SET PROBLEM
Would you write out the listing verbatim and skip every picture in it?

## begin SUPPLIED MATERIAL

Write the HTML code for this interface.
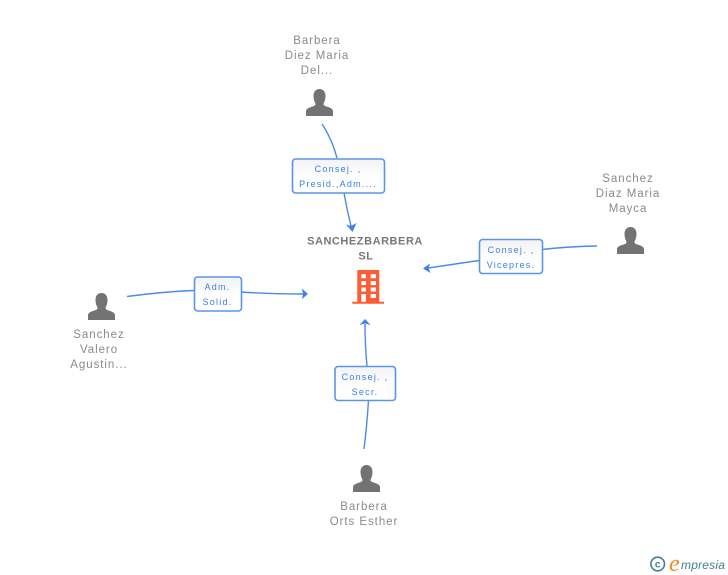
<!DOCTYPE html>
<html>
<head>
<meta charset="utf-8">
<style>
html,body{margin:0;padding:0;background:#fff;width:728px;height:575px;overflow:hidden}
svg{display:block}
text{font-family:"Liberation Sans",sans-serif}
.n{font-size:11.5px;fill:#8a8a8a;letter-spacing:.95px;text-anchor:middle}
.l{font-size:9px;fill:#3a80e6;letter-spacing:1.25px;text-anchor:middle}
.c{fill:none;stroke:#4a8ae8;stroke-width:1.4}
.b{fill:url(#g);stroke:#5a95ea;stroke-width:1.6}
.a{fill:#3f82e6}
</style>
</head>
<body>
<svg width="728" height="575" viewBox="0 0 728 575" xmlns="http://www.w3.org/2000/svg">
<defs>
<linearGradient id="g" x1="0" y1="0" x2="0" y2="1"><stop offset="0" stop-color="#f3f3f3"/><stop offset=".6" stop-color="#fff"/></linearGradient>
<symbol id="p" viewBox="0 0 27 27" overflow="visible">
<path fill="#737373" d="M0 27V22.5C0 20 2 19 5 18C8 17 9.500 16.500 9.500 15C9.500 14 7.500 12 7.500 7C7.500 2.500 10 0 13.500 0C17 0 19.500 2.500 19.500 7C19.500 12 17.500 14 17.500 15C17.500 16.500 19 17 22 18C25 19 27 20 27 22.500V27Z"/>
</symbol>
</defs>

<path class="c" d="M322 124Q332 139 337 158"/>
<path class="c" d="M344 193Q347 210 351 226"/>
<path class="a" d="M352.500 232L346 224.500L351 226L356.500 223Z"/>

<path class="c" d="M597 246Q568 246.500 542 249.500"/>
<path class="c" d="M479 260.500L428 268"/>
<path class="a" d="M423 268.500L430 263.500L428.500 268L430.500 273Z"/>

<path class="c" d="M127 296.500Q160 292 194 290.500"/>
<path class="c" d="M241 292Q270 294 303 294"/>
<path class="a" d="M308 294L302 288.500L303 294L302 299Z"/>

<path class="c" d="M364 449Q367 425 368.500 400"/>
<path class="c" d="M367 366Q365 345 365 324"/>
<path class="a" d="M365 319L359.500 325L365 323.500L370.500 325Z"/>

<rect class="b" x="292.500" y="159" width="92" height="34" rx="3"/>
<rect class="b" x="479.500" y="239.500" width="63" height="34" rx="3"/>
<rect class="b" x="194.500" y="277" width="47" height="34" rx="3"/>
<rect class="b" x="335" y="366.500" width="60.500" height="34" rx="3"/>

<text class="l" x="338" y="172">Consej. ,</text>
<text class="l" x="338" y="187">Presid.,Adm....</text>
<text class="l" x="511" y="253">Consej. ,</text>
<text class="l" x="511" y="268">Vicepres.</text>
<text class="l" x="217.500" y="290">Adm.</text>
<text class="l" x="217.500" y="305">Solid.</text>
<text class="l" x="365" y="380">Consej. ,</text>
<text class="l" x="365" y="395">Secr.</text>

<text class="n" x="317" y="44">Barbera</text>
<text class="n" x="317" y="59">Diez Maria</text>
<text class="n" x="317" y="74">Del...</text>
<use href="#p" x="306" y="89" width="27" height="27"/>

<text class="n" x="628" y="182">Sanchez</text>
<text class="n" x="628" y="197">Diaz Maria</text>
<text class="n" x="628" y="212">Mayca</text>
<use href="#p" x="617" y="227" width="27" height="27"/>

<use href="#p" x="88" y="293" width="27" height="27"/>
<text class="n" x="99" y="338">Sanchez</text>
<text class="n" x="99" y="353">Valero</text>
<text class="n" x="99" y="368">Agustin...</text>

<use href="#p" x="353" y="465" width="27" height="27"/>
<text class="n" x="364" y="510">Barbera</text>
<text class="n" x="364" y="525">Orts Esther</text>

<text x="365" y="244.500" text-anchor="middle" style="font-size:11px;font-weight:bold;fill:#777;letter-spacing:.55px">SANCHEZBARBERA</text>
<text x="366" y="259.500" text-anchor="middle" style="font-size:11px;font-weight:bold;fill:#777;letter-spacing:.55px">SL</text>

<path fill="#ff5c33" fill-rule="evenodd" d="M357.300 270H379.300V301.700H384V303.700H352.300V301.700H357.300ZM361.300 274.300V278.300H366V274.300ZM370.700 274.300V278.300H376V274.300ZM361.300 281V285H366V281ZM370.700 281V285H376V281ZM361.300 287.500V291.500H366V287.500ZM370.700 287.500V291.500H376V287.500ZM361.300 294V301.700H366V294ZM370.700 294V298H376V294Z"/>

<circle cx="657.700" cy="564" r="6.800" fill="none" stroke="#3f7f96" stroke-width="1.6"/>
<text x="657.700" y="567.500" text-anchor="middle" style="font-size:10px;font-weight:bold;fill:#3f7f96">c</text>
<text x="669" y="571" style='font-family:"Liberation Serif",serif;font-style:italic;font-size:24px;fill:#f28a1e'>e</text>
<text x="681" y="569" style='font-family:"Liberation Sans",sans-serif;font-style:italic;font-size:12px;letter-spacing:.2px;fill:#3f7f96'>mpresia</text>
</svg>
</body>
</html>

## end SUPPLIED MATERIAL

SOLUTION TO THE EXERCISE
Write the HTML code for this interface.
<!DOCTYPE html>
<html>
<head>
<meta charset="utf-8">
<style>
html,body{margin:0;padding:0;background:#fff;width:728px;height:575px;overflow:hidden}
svg{display:block}
text{font-family:"Liberation Sans",sans-serif}
.n{font-size:11.5px;fill:#8a8a8a;letter-spacing:.95px;text-anchor:middle}
.l{font-size:9px;fill:#3a80e6;letter-spacing:1.25px;text-anchor:middle}
.c{fill:none;stroke:#4a8ae8;stroke-width:1.4}
.b{fill:url(#g);stroke:#5a95ea;stroke-width:1.6}
.a{fill:#3f82e6}
</style>
</head>
<body>
<svg width="728" height="575" viewBox="0 0 728 575" xmlns="http://www.w3.org/2000/svg">
<defs>
<linearGradient id="g" x1="0" y1="0" x2="0" y2="1"><stop offset="0" stop-color="#f3f3f3"/><stop offset=".6" stop-color="#fff"/></linearGradient>
<symbol id="p" viewBox="0 0 27 27" overflow="visible">
<path fill="#737373" d="M0 27V22.5C0 20 2 19 5 18C8 17 9.500 16.500 9.500 15C9.500 14 7.500 12 7.500 7C7.500 2.500 10 0 13.500 0C17 0 19.500 2.500 19.500 7C19.500 12 17.500 14 17.500 15C17.500 16.500 19 17 22 18C25 19 27 20 27 22.500V27Z"/>
</symbol>
</defs>

<path class="c" d="M322 124Q332 139 337 158"/>
<path class="c" d="M344 193Q347 210 351 226"/>
<path class="a" d="M352.500 232L346 224.500L351 226L356.500 223Z"/>

<path class="c" d="M597 246Q568 246.500 542 249.500"/>
<path class="c" d="M479 260.500L428 268"/>
<path class="a" d="M423 268.500L430 263.500L428.500 268L430.500 273Z"/>

<path class="c" d="M127 296.500Q160 292 194 290.500"/>
<path class="c" d="M241 292Q270 294 303 294"/>
<path class="a" d="M308 294L302 288.500L303 294L302 299Z"/>

<path class="c" d="M364 449Q367 425 368.500 400"/>
<path class="c" d="M367 366Q365 345 365 324"/>
<path class="a" d="M365 319L359.500 325L365 323.500L370.500 325Z"/>

<rect class="b" x="292.500" y="159" width="92" height="34" rx="3"/>
<rect class="b" x="479.500" y="239.500" width="63" height="34" rx="3"/>
<rect class="b" x="194.500" y="277" width="47" height="34" rx="3"/>
<rect class="b" x="335" y="366.500" width="60.500" height="34" rx="3"/>

<text class="l" x="338" y="172">Consej. ,</text>
<text class="l" x="338" y="187">Presid.,Adm....</text>
<text class="l" x="511" y="253">Consej. ,</text>
<text class="l" x="511" y="268">Vicepres.</text>
<text class="l" x="217.500" y="290">Adm.</text>
<text class="l" x="217.500" y="305">Solid.</text>
<text class="l" x="365" y="380">Consej. ,</text>
<text class="l" x="365" y="395">Secr.</text>

<text class="n" x="317" y="44">Barbera</text>
<text class="n" x="317" y="59">Diez Maria</text>
<text class="n" x="317" y="74">Del...</text>
<use href="#p" x="306" y="89" width="27" height="27"/>

<text class="n" x="628" y="182">Sanchez</text>
<text class="n" x="628" y="197">Diaz Maria</text>
<text class="n" x="628" y="212">Mayca</text>
<use href="#p" x="617" y="227" width="27" height="27"/>

<use href="#p" x="88" y="293" width="27" height="27"/>
<text class="n" x="99" y="338">Sanchez</text>
<text class="n" x="99" y="353">Valero</text>
<text class="n" x="99" y="368">Agustin...</text>

<use href="#p" x="353" y="465" width="27" height="27"/>
<text class="n" x="364" y="510">Barbera</text>
<text class="n" x="364" y="525">Orts Esther</text>

<text x="365" y="244.500" text-anchor="middle" style="font-size:11px;font-weight:bold;fill:#777;letter-spacing:.55px">SANCHEZBARBERA</text>
<text x="366" y="259.500" text-anchor="middle" style="font-size:11px;font-weight:bold;fill:#777;letter-spacing:.55px">SL</text>

<path fill="#ff5c33" fill-rule="evenodd" d="M357.300 270H379.300V301.700H384V303.700H352.300V301.700H357.300ZM361.300 274.300V278.300H366V274.300ZM370.700 274.300V278.300H376V274.300ZM361.300 281V285H366V281ZM370.700 281V285H376V281ZM361.300 287.500V291.500H366V287.500ZM370.700 287.500V291.500H376V287.500ZM361.300 294V301.700H366V294ZM370.700 294V298H376V294Z"/>

<circle cx="657.700" cy="564" r="6.800" fill="none" stroke="#3f7f96" stroke-width="1.6"/>
<text x="657.700" y="567.500" text-anchor="middle" style="font-size:10px;font-weight:bold;fill:#3f7f96">c</text>
<text x="669" y="571" style='font-family:"Liberation Serif",serif;font-style:italic;font-size:24px;fill:#f28a1e'>e</text>
<text x="681" y="569" style='font-family:"Liberation Sans",sans-serif;font-style:italic;font-size:12px;letter-spacing:.2px;fill:#3f7f96'>mpresia</text>
</svg>
</body>
</html>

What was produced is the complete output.